In the January interview, in fact, Ehrhart went on to suggest that rating agencies and regulators have a role to play in fueling demand for insurance—and ultimately reinsurance, particularly on the casualty side.
“Corporations that take out significant debt financings aren’t subjected to the same kind of stress tests that insurance companies are subjected to when they go see the rating agencies. If that ever changed, that would actually drive additional insurance demand,” he said, at one point referring to the liabilities of BP and TEPCO related to the disasters that were largely uninsured as examples of places where capacity available from insurers and reinsurers isn’t being tapped.
$500 Billion? Or $300 Billion?
Ehrhart also took the time to explain the derivation of the $510 billion global reinsurer capital figure, which stands some $200 billion above Aon Benfield’s tally of total shareholder funds for 31 large reinsurers—$313 billion—also presented in the firm’s latest report, and well above similar tallies by other firms.
“The $500 billion is capital that we count in every aspect that’s devoted to taking catastrophe risk for insurance companies,” Ehrhart said. In addition to including alternative capital, “we do count all the capital in platforms where a carrier that writes both insurance and reinsurance,” he said, noting that while executives are making capital allocation decisions to the two areas in such organizations, those allocation are often not disclosed.

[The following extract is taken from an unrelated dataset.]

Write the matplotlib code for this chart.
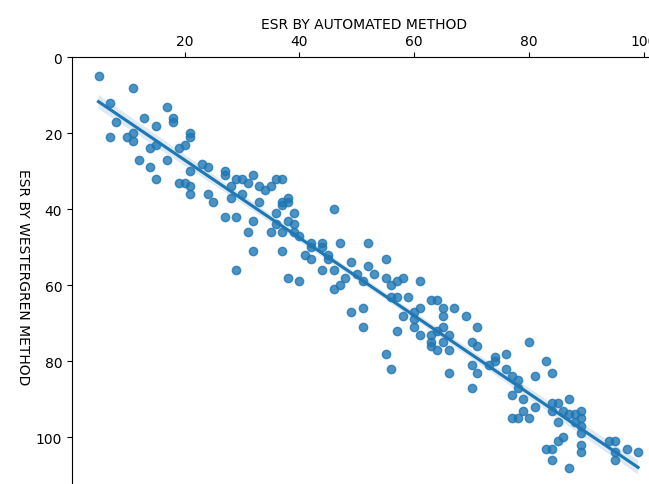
import numpy as np
import pandas as pd
import matplotlib
matplotlib.use('Agg')
import matplotlib.pyplot as plt
import seaborn as sns

# ESR values (mm/hr)
automated = [5, 11, 7, 17, 8, 13, 15, 18, 18, 7, 10, 11, 21, 21,
             11, 14, 15, 19, 20, 12, 14, 17, 15, 21, 23, 24, 19, 20, 21, 21, 24, 25,
             27, 27, 29, 30, 31, 32, 33, 34, 35, 36, 37, 28, 30, 28, 33, 38, 38, 37,
             37, 36, 39, 46, 27, 29, 32,
             31, 35, 36, 37, 38, 39, 39, 40, 42, 42, 41, 42, 44, 44, 45, 45, 47, 49,
             32, 37, 29, 38, 40, 44, 46, 48, 47, 46,
             52, 55, 52, 50, 53, 51, 55, 56, 57, 58, 61, 56, 57, 59, 63, 64, 65, 67,
             51, 61,
             49, 51, 58, 60, 65, 69, 60, 60, 57, 61, 63, 64, 65, 66, 63, 65, 63, 64,
             66, 71, 70, 71, 55, 56, 66, 70, 71, 73, 70,
             80, 76, 74, 74, 76, 77, 78, 83, 84, 81, 78,
             77, 79, 81, 79, 77, 78, 80, 84, 84, 85, 86, 87, 87, 88, 89, 88, 89, 89,
             89, 85, 86, 85, 84, 83, 89, 89, 94, 95, 95, 95, 97, 99, 84, 87]
westergren = [5, 8, 12, 13, 17, 16, 18, 16, 17, 21, 21, 20, 20, 21,
              22, 24, 23, 24, 23, 27, 29, 27, 32, 30, 28, 29, 33, 33, 34, 36, 36, 38,
              30, 31, 32, 32, 33, 31, 34, 35, 34, 32, 32, 34, 36, 37, 38, 37, 38, 38,
              39, 41, 41, 40, 42, 42, 43,
              46, 46, 44, 46, 43, 44, 46, 47, 49, 50, 52, 53, 49, 50, 52, 53, 49, 54,
              51, 51, 56, 58, 59, 56, 56, 58, 60, 61,
              49, 53, 55, 57, 57, 59, 58, 60, 59, 58, 59, 63, 63, 63, 64, 64, 66, 66,
              66, 66,
              67, 71, 68, 67, 68, 68, 69, 71, 72, 73, 73, 72, 71, 73, 75, 75, 76, 77,
              77, 71, 75, 76, 78, 82, 83, 81, 83, 81, 87,
              75, 78, 79, 80, 82, 84, 85, 80, 83, 84, 87,
              89, 90, 92, 93, 95, 95, 95, 91, 93, 91, 93, 90, 94, 94, 93, 96, 95, 97,
              99, 96, 100, 101, 103, 103, 102, 104, 101, 101, 104, 106, 103, 104, 106, 108]

xlabel = 'ESR BY AUTOMATED METHOD'
ylabel = 'ESR BY WESTERGREN METHOD'

df = pd.DataFrame({'auto': automated, 'wg': westergren})

fig = plt.figure(figsize=(6.49, 4.85), dpi=100)
# axes run past the right and bottom edges, like the cropped original
ax = fig.add_axes([72 / 649, -0.0212, 583.3 / 649, 0.9010])

sns.regplot(x='auto', y='wg', data=df, ax=ax, seed=0)

ax.set_xlim(0.38, 102)
ax.set_ylim(115, 0)
ax.set_xticks([20, 40, 60, 80, 100])
ax.set_yticks([0, 20, 40, 60, 80, 100])
ax.xaxis.tick_top()
ax.xaxis.set_label_position('top')
ax.set_xlabel(xlabel, fontsize=10)
ax.set_ylabel(ylabel, fontsize=10, rotation=270, labelpad=14)

fig.savefig('out.png', dpi=100)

By compiling the estimate, “we’re trying to look at what the price and capacity implications are to our client,” he said, justifying the approach and going on to explain that even though most clients place parts of their reinsurance programs with pure reinsurers, that portion might only be 30 or 40 percent of total program. “The remainder is placed with the multilines” writing both insurance and reinsurance.
“We also count government funds that provide reinsurance or reinsurance-like capital,” he continued, referring to the market impact of actions on taken by the Florida Hurricane Catastrophe Fund seven years ago to explain why.
“When they [FHCF] decided to deploy $16 billion more, that had an effect of really negating the need for a lot of the reinsurance capacity that was raised by new companies in the 2005 class,” he said, stressing that the goal of the overall capital tally is to project market capacity and price implications.
Ehrhart also gave the example of the Japanese Earthquake Reinsurance scheme as a government fund included in the $510 billion total. “The JER took the vast majority of the homeowner’s or residential losses in Japan from the tsunami and earthquake. If that didn’t exist, the price of reinsurance in Japan would be dramatically different,” he said.
Turning to the $313 billion capital total for the 31-company aggregate at June 30, the Aon Benfield report notes that this figure dropped 1 percent from a $317 billion calculated for the same Aon Benfield Aggregate group at Dec. 31, 2012. Excluding Berkshire’s National Indemnity, the capital level for the remaining 30 companies fell 4 percent.
Breaking down the $4 billion drop for the 31-company Aon Benfield Aggregate, the report notes that improved underwriting performance relative to the prior year drove a 6 percent increase in reported net income, but this was outweighed by the effects of move active capital management, adverse exchange rate movements and higher interest rates.
While National Indemnity had $6.1 billion in unrealized gains, the remaining companies had unrealized losses of $10 billion, producing a $3.9 billion drop for the group overall.